Jason Victor Serinus on April 1, 2013
I had to descend into the furthest depths of my soul to find the hidden link between my impulse towards art and my impulse towards politics, and then I made a huge discovery. The true artist does not create art as an end in itself. He creates art for human beings. Humanity is the goal.

– Bronislaw Huberman

Orchestra of Exiles
Orchestra of Exiles

What director Steven Spielberg did for German businessman Oskar Schindler, documentary filmmaker Josh Aronson is poised to do for Polish violinist Bronislaw Huberman (1882–1947). With Aronson’s documentary, Orchestra of Exiles, airing nationwide on select PBS stations on April 14 and 15, large numbers of Americans will discover that Huberman, a child prodigy who wowed Brahms at a performance of his violin concerto in 1896, not only founded the Palestine Philharmonic Orchestra — now called the Israel Philharmonic — but also saved some one thousand Jews from Nazi extermination. That’s approximately the same number of Jews that Schindler saved.

“Everywhere I’ve been screening the film around the country, I have people standing up, often angry, because they don’t know Huberman’s story,” Aronson explains by phone. “When my friend Dorit Strauss told me the story 3½ years ago, I felt the same way. And that’s why I made the film.”

Strauss, an amateur pianist who studies with Aronson’s piano teacher and sometimes plays four-hand duos with Aronson, told him that Huberman saved the life of her father, David Gurdshlag, and took him to then-Palestine. “She came to a place in her life where she realized that everyone in her family was alive because of Huberman,” he says. “She realized that it’s tragic that no one today knows who Huberman was. When I discovered there were no books about him in English, and no films about him in any language, we dove in.”

“It’s tragic that no one today knows who Huberman was.” – Director Josh Aronson

As Aronson soon learned, even as Huberman toured Europe and the U.S. in the 1920s and early ’30s, sometimes performing private concerts for royal families, he carried within him memories of the horrific pogroms in Poland in the 1890s, as well as the human cost of World War I. When he became aware of the anti-Semitic storm that was advancing through Germany, and saw Hitler forcing Jewish musicians out of the great German orchestras, he took it upon himself to rescue some of the finest Jewish musicians in Germany and Poland by recruiting them for his new orchestra, the Palestine Philharmonic.

“I think he pictured that the swing of the pendulum was going to go much worse,” says Aronson. “He first began writing about it in 1935–1936, when he said, ‘This is becoming a mission of rescue.’ But still, he was just guessing.”

Huberman’s dedication to humanity lies at the heart of the documentary. After a slow opening segment, the story becomes riveting.

Huberman’s dedication to humanity lies at the heart of the documentary.
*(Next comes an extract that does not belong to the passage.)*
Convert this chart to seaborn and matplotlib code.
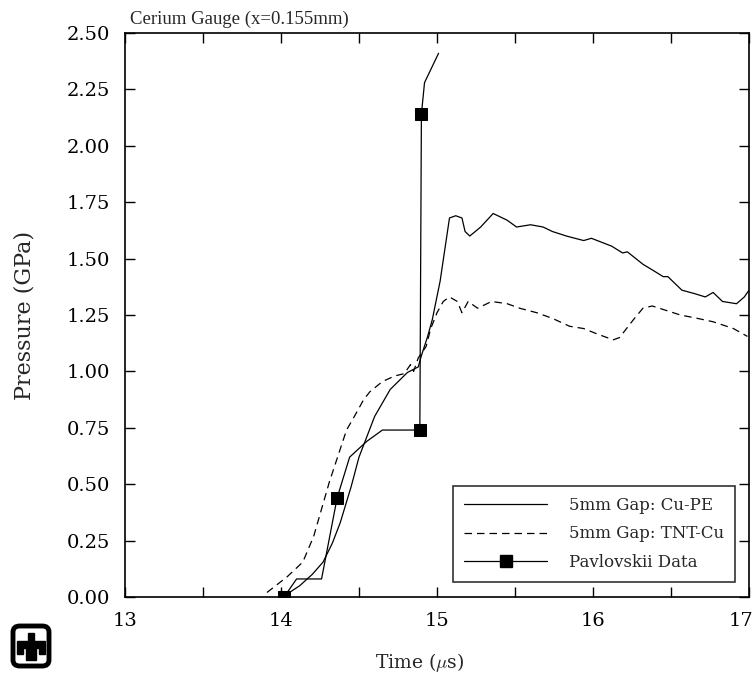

After a slow opening segment, the story becomes riveting. We experience Huberman, with the help of the noted conductor William Steinberg, basically poaching people from the Jüdische Kulturbund, a cultural federation of Jewish artists, musicians, and actors that many naively thought would save German Jews from the Nazis. As we view re-creations of Huberman auditioning musicians, we feel his anguish at the knowledge of the then-unimaginable persecution that those who do not make the grade may experience. Interviews with Itzhak Perlman, Joshua Bell (who owns the Stradivarius violin that Huberman once possessed), Zubin Mehta, historian/conductor Leon Botstein, and others are interspersed with footage that shows conductor Arturo Toscanini, a staunch resistor of Nazi oppression, conducting the Palestine Philharmonic’s inaugural concert in Tel Aviv on Dec. 26, 1936.

While Orchestra of Exiles airs in New York City on Sunday, April 14, at 10 p.m. ET, the Bay Area’s KQED-TV has shamefully ghettoized it — as it does with much of its classical music programming; KQED airs it Monday, April 15, at 6:30 a.m. and 12:30 p.m. Those who cannot record it, nor catch it at Larkspur’s Lark Theater (where its run will probably be extended past April 4), can expect an overwhelmingly positive reception that will pave the way for multiple rebroadcasts and more commercial releases. Huberman’s mission is a deeply moving story that must be told.